**TASK INSTRUCTIONS**
Copy nothing but the text: reproduce each line of the listing exactly and leave the pictures out.

***

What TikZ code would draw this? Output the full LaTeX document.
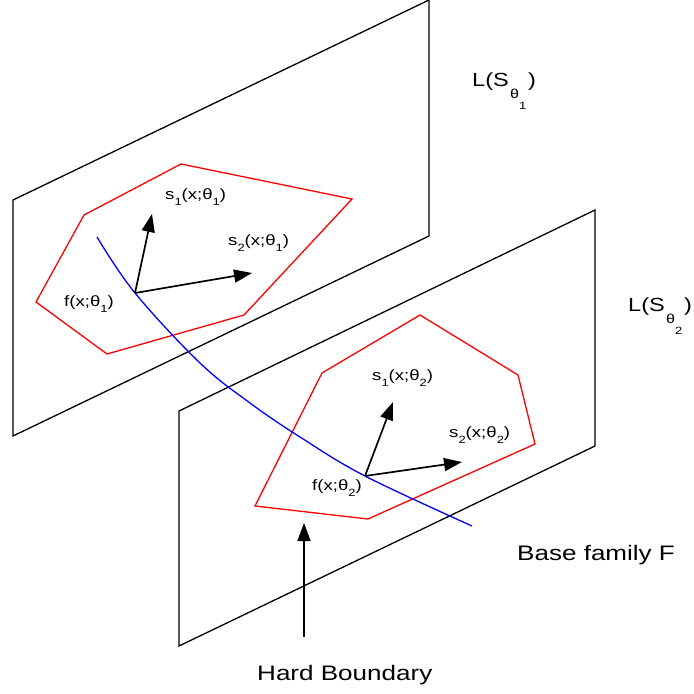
\documentclass[tikz,border=0pt]{standalone}
\usepackage{fontspec}
\setmainfont{Liberation Sans}
\usepackage{graphicx}
\usetikzlibrary{arrows.meta}
\newcommand\wide[1]{\scalebox{1.24}[1]{#1}}
\newcommand\lowsub[1]{\raisebox{-6.5pt}{\fontsize{10.5}{10.5}\selectfont #1}}
\newcommand\slab[2]{s\lowsub{#1}(x;θ\lowsub{#2})}
\newcommand\flab[1]{f(x;θ\lowsub{#1})}
\newcommand\llab[1]{L(S\hspace{1pt}\raisebox{-12pt}{\fontsize{13}{13}\selectfont θ\raisebox{-11pt}{\fontsize{10.5}{10.5}\selectfont #1}}\hspace{1.5pt})}
\begin{document}
\begin{tikzpicture}[x=1pt,y=-1pt,
  plane/.style={draw=black, line width=1.3pt, line join=miter},
  region/.style={draw=red, line width=1.3pt},
  fam/.style={draw=blue, line width=1.3pt},
  vec/.style={-{Triangle[length=18pt,width=13pt]}, line width=1.7pt},
  biglabel/.style={anchor=base west, inner sep=0pt, font=\fontsize{21}{25}\selectfont},
  llabel/.style={anchor=base west, inner sep=0pt, font=\fontsize{19}{23}\selectfont},
  smalllabel/.style={anchor=base west, inner sep=0pt, font=\fontsize{15}{18}\selectfont}]
\useasboundingbox (0,0) rectangle (694,694);

% planes
\draw[plane] (13,200) -- (429,0) -- (429,236) -- (13,436) -- cycle;
\draw[plane] (179,411) -- (595,210) -- (595,446) -- (179,646) -- cycle;

% feasible regions
\draw[region] (84,215) -- (181,164) -- (352,199) -- (244,315) -- (107,354) -- (36,302) -- cycle;
\draw[region] (322,373) -- (420,315) -- (518,375) -- (535,444) -- (368,519) -- (255,506) -- cycle;

% arrow anchors
\coordinate (o1) at (135,293);
\coordinate (o2) at (365,476);
\coordinate (s11) at (152,214);
\coordinate (s21) at (252,273);
\coordinate (s12) at (393,402);
\coordinate (s22) at (462,462);
\coordinate (hbfoot) at (304,637);
\coordinate (hbtip) at (304,523);

% base family curve
\draw[fam] plot[smooth, tension=0.6] coordinates {(97,237) (o1) (200,363) (250,403) (300,437) (o2) (472,526)};

% vectors
\draw[vec] (o1) -- (s11);
\draw[vec] (o1) -- (s21);
\draw[vec] (o2) -- (s12);
\draw[vec] (o2) -- (s22);
\draw[vec] (hbfoot) -- (hbtip);

% labels
\node[llabel] (L1) at (472,86) {\wide{\llab{1}}};
\node[llabel] (L2) at (628,311) {\wide{\llab{2}}};
\node[smalllabel] (t11) at (165,199) {\wide{\slab{1}{1}}};
\node[smalllabel] (t21) at (228,245) {\wide{\slab{2}{1}}};
\node[smalllabel] (f1) at (64,306) {\wide{\flab{1}}};
\node[smalllabel] (t12) at (372,380) {\wide{\slab{1}{2}}};
\node[smalllabel] (t22) at (449,437) {\wide{\slab{2}{2}}};
\node[smalllabel] (f2) at (312,490) {\wide{\flab{2}}};
\node[biglabel] (base) at (517,560) {\wide{Base family F}};
\node[biglabel] (hard) at (257,680) {\wide{Hard Boundary}};
\end{tikzpicture}
\end{document}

***

**COMPLETED EXERCISE**
What TikZ code would draw this? Output the full LaTeX document.
\documentclass[tikz,border=0pt]{standalone}
\usepackage{fontspec}
\setmainfont{Liberation Sans}
\usepackage{graphicx}
\usetikzlibrary{arrows.meta}
\newcommand\wide[1]{\scalebox{1.24}[1]{#1}}
\newcommand\lowsub[1]{\raisebox{-6.5pt}{\fontsize{10.5}{10.5}\selectfont #1}}
\newcommand\slab[2]{s\lowsub{#1}(x;θ\lowsub{#2})}
\newcommand\flab[1]{f(x;θ\lowsub{#1})}
\newcommand\llab[1]{L(S\hspace{1pt}\raisebox{-12pt}{\fontsize{13}{13}\selectfont θ\raisebox{-11pt}{\fontsize{10.5}{10.5}\selectfont #1}}\hspace{1.5pt})}
\begin{document}
\begin{tikzpicture}[x=1pt,y=-1pt,
  plane/.style={draw=black, line width=1.3pt, line join=miter},
  region/.style={draw=red, line width=1.3pt},
  fam/.style={draw=blue, line width=1.3pt},
  vec/.style={-{Triangle[length=18pt,width=13pt]}, line width=1.7pt},
  biglabel/.style={anchor=base west, inner sep=0pt, font=\fontsize{21}{25}\selectfont},
  llabel/.style={anchor=base west, inner sep=0pt, font=\fontsize{19}{23}\selectfont},
  smalllabel/.style={anchor=base west, inner sep=0pt, font=\fontsize{15}{18}\selectfont}]
\useasboundingbox (0,0) rectangle (694,694);

% planes
\draw[plane] (13,200) -- (429,0) -- (429,236) -- (13,436) -- cycle;
\draw[plane] (179,411) -- (595,210) -- (595,446) -- (179,646) -- cycle;

% feasible regions
\draw[region] (84,215) -- (181,164) -- (352,199) -- (244,315) -- (107,354) -- (36,302) -- cycle;
\draw[region] (322,373) -- (420,315) -- (518,375) -- (535,444) -- (368,519) -- (255,506) -- cycle;

% arrow anchors
\coordinate (o1) at (135,293);
\coordinate (o2) at (365,476);
\coordinate (s11) at (152,214);
\coordinate (s21) at (252,273);
\coordinate (s12) at (393,402);
\coordinate (s22) at (462,462);
\coordinate (hbfoot) at (304,637);
\coordinate (hbtip) at (304,523);

% base family curve
\draw[fam] plot[smooth, tension=0.6] coordinates {(97,237) (o1) (200,363) (250,403) (300,437) (o2) (472,526)};

% vectors
\draw[vec] (o1) -- (s11);
\draw[vec] (o1) -- (s21);
\draw[vec] (o2) -- (s12);
\draw[vec] (o2) -- (s22);
\draw[vec] (hbfoot) -- (hbtip);

% labels
\node[llabel] (L1) at (472,86) {\wide{\llab{1}}};
\node[llabel] (L2) at (628,311) {\wide{\llab{2}}};
\node[smalllabel] (t11) at (165,199) {\wide{\slab{1}{1}}};
\node[smalllabel] (t21) at (228,245) {\wide{\slab{2}{1}}};
\node[smalllabel] (f1) at (64,306) {\wide{\flab{1}}};
\node[smalllabel] (t12) at (372,380) {\wide{\slab{1}{2}}};
\node[smalllabel] (t22) at (449,437) {\wide{\slab{2}{2}}};
\node[smalllabel] (f2) at (312,490) {\wide{\flab{2}}};
\node[biglabel] (base) at (517,560) {\wide{Base family F}};
\node[biglabel] (hard) at (257,680) {\wide{Hard Boundary}};
\end{tikzpicture}
\end{document}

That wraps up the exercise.